Imagine: complete freedom. I wonder how it looks to you. In my mind it is equal parts beautiful to terrifying.
The truth: I am pretty scared.
When I think of absolute freedom I think of Nietzsche – that mustachioed wisdom that proclaimed that God is Dead. Nietzsche was a ruthless forerunner to Games of Thrones – killing off everyone’s favorite character in the ultimate narrative. Yet Nietzsche asked us not to morn God’s death. He claims that we free spirits should hear the news that the ‘old God is dead as if a new dawn shone on us’. Without God we might feel the terror of purposelessness – to life and death and human endeavor. But in killing God we liberate the subject. We have the freedom to create our own purpose.
Whilst I don’t actually agree with Nietzsche’s hypothesis, I find his thoughts on freedom fascinating. The way that he replaces terror with freedom has become a kaleidoscope through which I sometimes look at the world: changing patterns and colors in a blink. This is how I see travel.
Travel gives you a terrifying freedom. You escape the alarm clock yet lose the comfort of routine. You are released from your history – meeting new people who have no preconceptions rooted in reputation – but you are distanced from those that know you. You replace the familiar with the alien. Tomorrow I will wander where my inkling takes me but it will be up to me to find purpose in this path.
When I think of absolute freedom I think of Cat. Holly Golightly’s feline of Breakfast at Tiffany’s fame. He who she refused to name;
“The way I see it I haven’t got the right to give him one. We don’t belong to each other. We just took up one day by the river. I don’t want to own anything until I find a place where me and things go together. I’m not sure where that is but I know what it is like.”
Cat didn’t belong to anyone. That could be lonely. Or that could be great.
Two days ago, I left Europe after living and traveling there for a year. I haven’t felt so afraid for the same length of time. I was scared to leave for Asia. It took some time for me to figure out why.
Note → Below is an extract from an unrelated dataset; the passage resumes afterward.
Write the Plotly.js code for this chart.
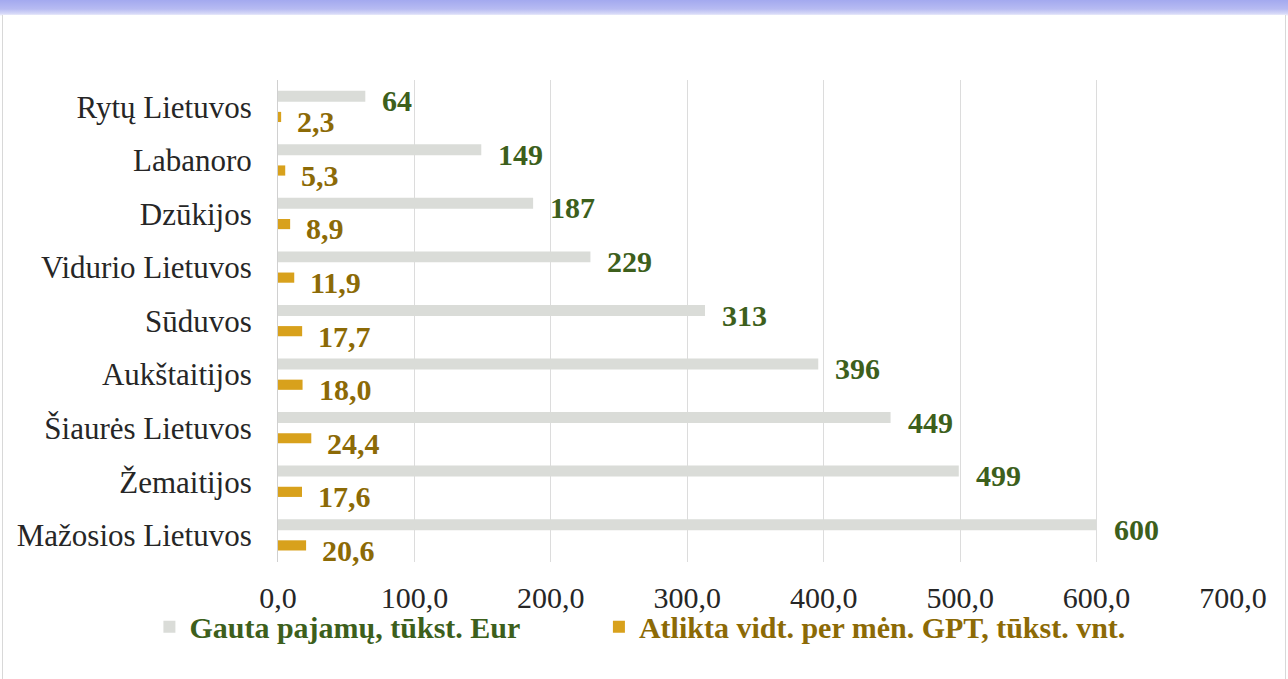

Beyond flying, and strangers and newness I was scared of something else.
A realisation: I was nervous about all those freedoms that travel brings with it.
Do you have those dreams where you are naked in public? Neil Gaimen does, and he has something interesting to say about it. In a commencement speech that he made, titled “Make Good Art”, he identified fear as a omen for something good.
“The moment that you feel, just possibly, you are walking down the street naked, exposing too much of your heart and your mind, and what exists on the inside, showing too much of yourself…That is the moment, you might be starting to get it right.”
That nervous feeling you get before you travel. That freedom that you feel along the way. The feeling of being exposed. Maybe that is the feeling of getting it right. Imagine that.